Written task: Repeat each line of the material below exactly as it appears, minus any pictures.
---------- Dataset excerpt ----------
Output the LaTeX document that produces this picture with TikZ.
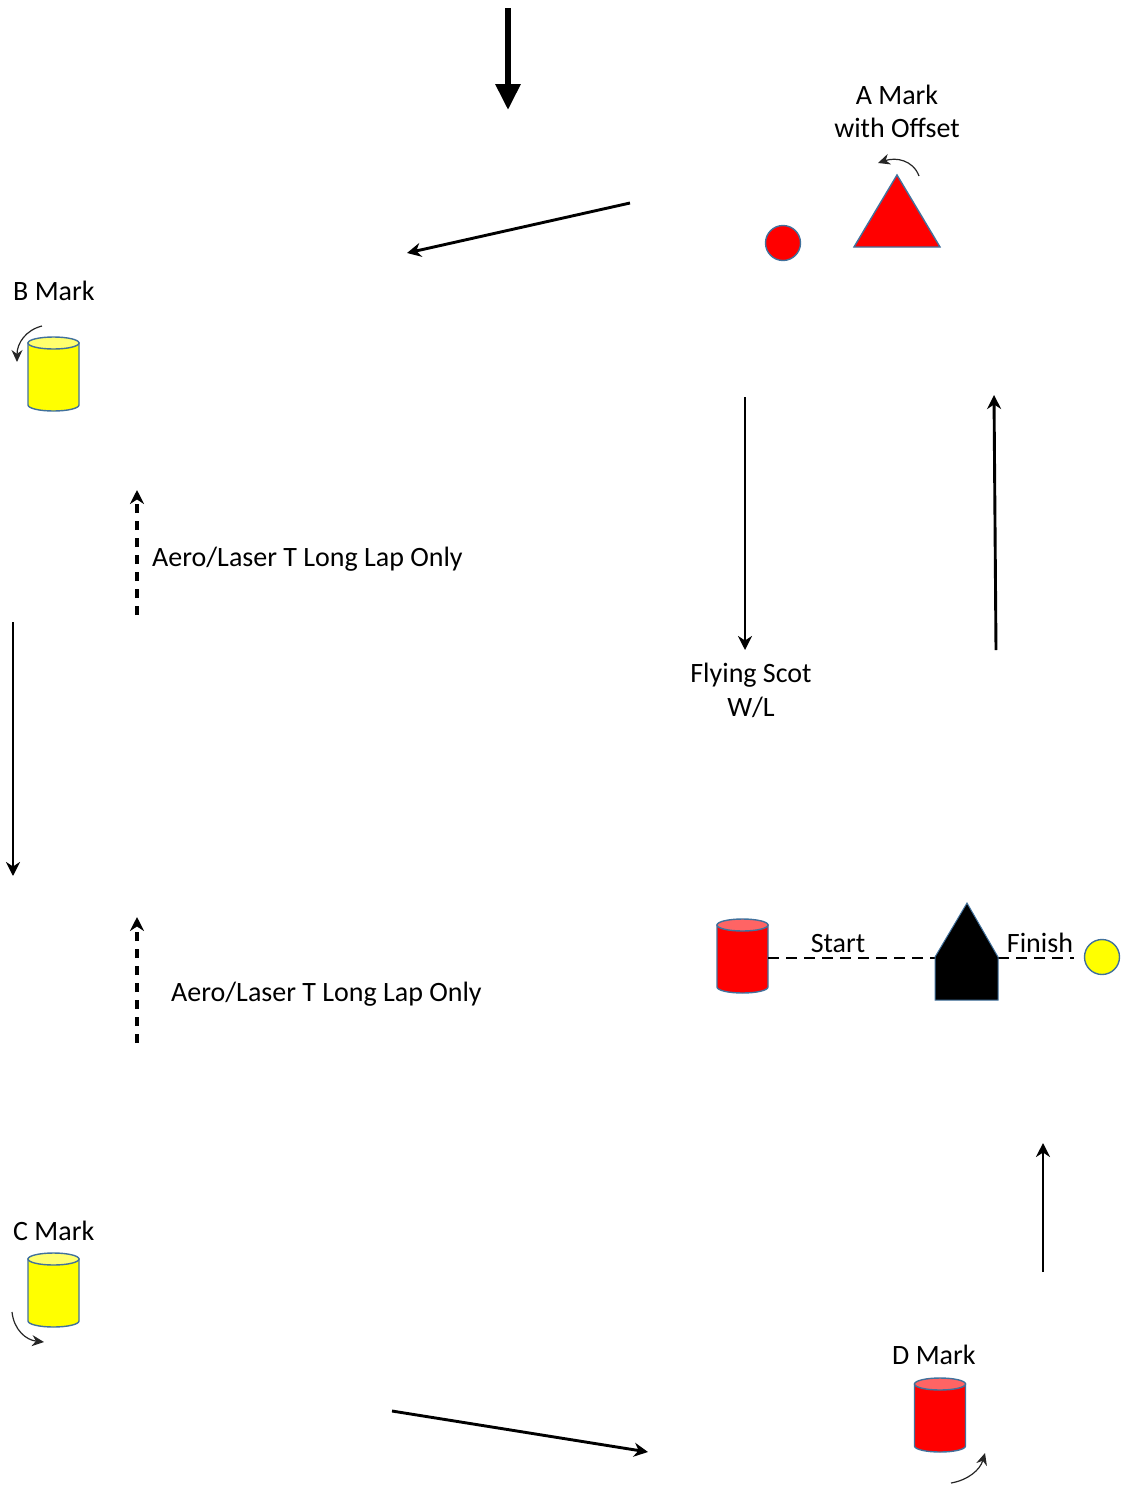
\documentclass[tikz,border=0pt]{standalone}
\usepackage{fontspec}
\setmainfont{Carlito}
\usetikzlibrary{arrows.meta}
\definecolor{mkred}{RGB}{255,0,0}
\definecolor{mkredtop}{RGB}{255,100,100}
\definecolor{mkyel}{RGB}{255,255,0}
\definecolor{mkyeltop}{RGB}{255,255,110}
\definecolor{mkedge}{RGB}{65,113,156}
\newcommand\mycyl[6]{%
  \filldraw[mkline, fill=#5] ({#1-#4},#2) -- ({#1-#4},#3) arc[start angle=180,end angle=360,x radius=#4pt,y radius=6pt] -- ({#1+#4},#2) -- cycle;
  \filldraw[mkline, fill=#6] (#1,#2) ellipse[x radius=#4pt, y radius=6pt];
}
\begin{document}
\begin{tikzpicture}[x=1pt,y=-1pt,
  mkline/.style={draw=mkedge, line width=1.4pt},
  course/.style={line width=2.9pt, -{Stealth[length=14pt,width=14pt,inset=4.5pt]}},
  dashcourse/.style={line width=3.1pt, dash pattern=on 9pt off 8pt, -{Stealth[length=14pt,width=14pt,inset=4.5pt]}},
  turn/.style={line width=1.2pt, draw=black!85, -{Stealth[length=12pt,width=11pt]}},
  lbl/.style={font=\fontsize{28}{33}\selectfont, inner sep=0pt},
  sfline/.style={line width=2.8pt, dash pattern=on 11pt off 7pt}]
\useasboundingbox (0,0) rectangle (1130,1486);
% wind arrow
\coordinate (w1) at (508,8); \coordinate (w2) at (508,110);
\draw[line width=6pt, -{Triangle[length=26pt,width=24pt]}] (w1) -- (w2);
% course arrows
\coordinate (a1) at (630,203); \coordinate (a2) at (407,253);
\draw[course] (a1) -- (a2);
\coordinate (b1) at (13,622); \coordinate (b2) at (13,876);
\draw[course] (b1) -- (b2);
\coordinate (c1) at (392,1411); \coordinate (c2) at (648,1452);
\draw[course] (c1) -- (c2);
\coordinate (d1) at (1043,1272); \coordinate (d2) at (1043,1143);
\draw[course] (d1) -- (d2);
\coordinate (f1) at (745,397); \coordinate (f2) at (745,650);
\draw[course] (f1) -- (f2);
\coordinate (g1) at (996,650); \coordinate (g2) at (994,395);
\draw[course] (g1) -- (g2);
\coordinate (h1) at (137,615); \coordinate (h2) at (137,490);
\draw[dashcourse] (h1) -- (h2);
\coordinate (k1) at (137,1043); \coordinate (k2) at (137,917);
\draw[dashcourse] (k1) -- (k2);
% A mark
\filldraw[mkline, fill=mkred] (783,243) circle[radius=17.5pt];
\filldraw[mkline, fill=mkred] (897,175) -- (940,247) -- (854,247) -- cycle;
\node[lbl, anchor=base] (amk) at (897,104) {A Mark};
\node[lbl, anchor=base] (aoff) at (897,137) {with Offset};
\coordinate (at1) at (919,176); \coordinate (at2) at (878,163);
\draw[turn] (at1) .. controls (913,160) and (896,157) .. (at2);
% B mark
\node[lbl, anchor=base west] (bmk) at (13,300) {B Mark};
\mycyl{53.5}{343}{405}{25.5}{mkyel}{mkyeltop}
\coordinate (bt1) at (42,326); \coordinate (bt2) at (17,362);
\draw[turn] (bt1) .. controls (26,330) and (17,343) .. (bt2);
% C mark
\node[lbl, anchor=base west] (cmk) at (13,1240) {C Mark};
\mycyl{53.5}{1259}{1321}{25.5}{mkyel}{mkyeltop}
\coordinate (ct1) at (12,1312); \coordinate (ct2) at (44,1342);
\draw[turn] (ct1) .. controls (14,1330) and (26,1340) .. (ct2);
% D mark
\node[lbl, anchor=base west] (dmk) at (892,1364) {D Mark};
\mycyl{940}{1384}{1446}{25.5}{mkred}{mkredtop}
\coordinate (dt1) at (951,1483); \coordinate (dt2) at (985,1453);
\draw[turn] (dt1) .. controls (968,1480) and (980,1470) .. (dt2);
% labels
\node[lbl, anchor=base west] (ae1) at (152,566) {Aero/Laser T Long Lap Only};
\node[lbl, anchor=base west] (ae2) at (171,1001) {Aero/Laser T Long Lap Only};
\node[lbl, anchor=base] (fs1) at (751,682) {Flying Scot};
\node[lbl, anchor=base] (fs2) at (751,716) {W/L};
% start / finish
\mycyl{742.5}{925}{987}{25.5}{mkred}{mkredtop}
\coordinate (s1) at (768,958); \coordinate (s2) at (935,958);
\draw[sfline] (s1) -- (s2);
\coordinate (s3) at (998,958); \coordinate (s4) at (1074,958);
\draw[sfline] (s3) -- (s4);
\filldraw[draw=mkedge, line width=1pt, fill=black] (935,1000) -- (935,957) -- (967,903) -- (998,957) -- (998,1000) -- cycle;
\filldraw[mkline, fill=mkyel] (1102,957) circle[radius=17.5pt];
\node[lbl, anchor=base] (st) at (838,952) {Start};
\node[lbl, anchor=base] (fi) at (1040,952) {Finish};
\end{tikzpicture}
\end{document}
----------
Task response:
Output the LaTeX document that produces this picture with TikZ.
\documentclass[tikz,border=0pt]{standalone}
\usepackage{fontspec}
\setmainfont{Carlito}
\usetikzlibrary{arrows.meta}
\definecolor{mkred}{RGB}{255,0,0}
\definecolor{mkredtop}{RGB}{255,100,100}
\definecolor{mkyel}{RGB}{255,255,0}
\definecolor{mkyeltop}{RGB}{255,255,110}
\definecolor{mkedge}{RGB}{65,113,156}
\newcommand\mycyl[6]{%
  \filldraw[mkline, fill=#5] ({#1-#4},#2) -- ({#1-#4},#3) arc[start angle=180,end angle=360,x radius=#4pt,y radius=6pt] -- ({#1+#4},#2) -- cycle;
  \filldraw[mkline, fill=#6] (#1,#2) ellipse[x radius=#4pt, y radius=6pt];
}
\begin{document}
\begin{tikzpicture}[x=1pt,y=-1pt,
  mkline/.style={draw=mkedge, line width=1.4pt},
  course/.style={line width=2.9pt, -{Stealth[length=14pt,width=14pt,inset=4.5pt]}},
  dashcourse/.style={line width=3.1pt, dash pattern=on 9pt off 8pt, -{Stealth[length=14pt,width=14pt,inset=4.5pt]}},
  turn/.style={line width=1.2pt, draw=black!85, -{Stealth[length=12pt,width=11pt]}},
  lbl/.style={font=\fontsize{28}{33}\selectfont, inner sep=0pt},
  sfline/.style={line width=2.8pt, dash pattern=on 11pt off 7pt}]
\useasboundingbox (0,0) rectangle (1130,1486);
% wind arrow
\coordinate (w1) at (508,8); \coordinate (w2) at (508,110);
\draw[line width=6pt, -{Triangle[length=26pt,width=24pt]}] (w1) -- (w2);
% course arrows
\coordinate (a1) at (630,203); \coordinate (a2) at (407,253);
\draw[course] (a1) -- (a2);
\coordinate (b1) at (13,622); \coordinate (b2) at (13,876);
\draw[course] (b1) -- (b2);
\coordinate (c1) at (392,1411); \coordinate (c2) at (648,1452);
\draw[course] (c1) -- (c2);
\coordinate (d1) at (1043,1272); \coordinate (d2) at (1043,1143);
\draw[course] (d1) -- (d2);
\coordinate (f1) at (745,397); \coordinate (f2) at (745,650);
\draw[course] (f1) -- (f2);
\coordinate (g1) at (996,650); \coordinate (g2) at (994,395);
\draw[course] (g1) -- (g2);
\coordinate (h1) at (137,615); \coordinate (h2) at (137,490);
\draw[dashcourse] (h1) -- (h2);
\coordinate (k1) at (137,1043); \coordinate (k2) at (137,917);
\draw[dashcourse] (k1) -- (k2);
% A mark
\filldraw[mkline, fill=mkred] (783,243) circle[radius=17.5pt];
\filldraw[mkline, fill=mkred] (897,175) -- (940,247) -- (854,247) -- cycle;
\node[lbl, anchor=base] (amk) at (897,104) {A Mark};
\node[lbl, anchor=base] (aoff) at (897,137) {with Offset};
\coordinate (at1) at (919,176); \coordinate (at2) at (878,163);
\draw[turn] (at1) .. controls (913,160) and (896,157) .. (at2);
% B mark
\node[lbl, anchor=base west] (bmk) at (13,300) {B Mark};
\mycyl{53.5}{343}{405}{25.5}{mkyel}{mkyeltop}
\coordinate (bt1) at (42,326); \coordinate (bt2) at (17,362);
\draw[turn] (bt1) .. controls (26,330) and (17,343) .. (bt2);
% C mark
\node[lbl, anchor=base west] (cmk) at (13,1240) {C Mark};
\mycyl{53.5}{1259}{1321}{25.5}{mkyel}{mkyeltop}
\coordinate (ct1) at (12,1312); \coordinate (ct2) at (44,1342);
\draw[turn] (ct1) .. controls (14,1330) and (26,1340) .. (ct2);
% D mark
\node[lbl, anchor=base west] (dmk) at (892,1364) {D Mark};
\mycyl{940}{1384}{1446}{25.5}{mkred}{mkredtop}
\coordinate (dt1) at (951,1483); \coordinate (dt2) at (985,1453);
\draw[turn] (dt1) .. controls (968,1480) and (980,1470) .. (dt2);
% labels
\node[lbl, anchor=base west] (ae1) at (152,566) {Aero/Laser T Long Lap Only};
\node[lbl, anchor=base west] (ae2) at (171,1001) {Aero/Laser T Long Lap Only};
\node[lbl, anchor=base] (fs1) at (751,682) {Flying Scot};
\node[lbl, anchor=base] (fs2) at (751,716) {W/L};
% start / finish
\mycyl{742.5}{925}{987}{25.5}{mkred}{mkredtop}
\coordinate (s1) at (768,958); \coordinate (s2) at (935,958);
\draw[sfline] (s1) -- (s2);
\coordinate (s3) at (998,958); \coordinate (s4) at (1074,958);
\draw[sfline] (s3) -- (s4);
\filldraw[draw=mkedge, line width=1pt, fill=black] (935,1000) -- (935,957) -- (967,903) -- (998,957) -- (998,1000) -- cycle;
\filldraw[mkline, fill=mkyel] (1102,957) circle[radius=17.5pt];
\node[lbl, anchor=base] (st) at (838,952) {Start};
\node[lbl, anchor=base] (fi) at (1040,952) {Finish};
\end{tikzpicture}
\end{document}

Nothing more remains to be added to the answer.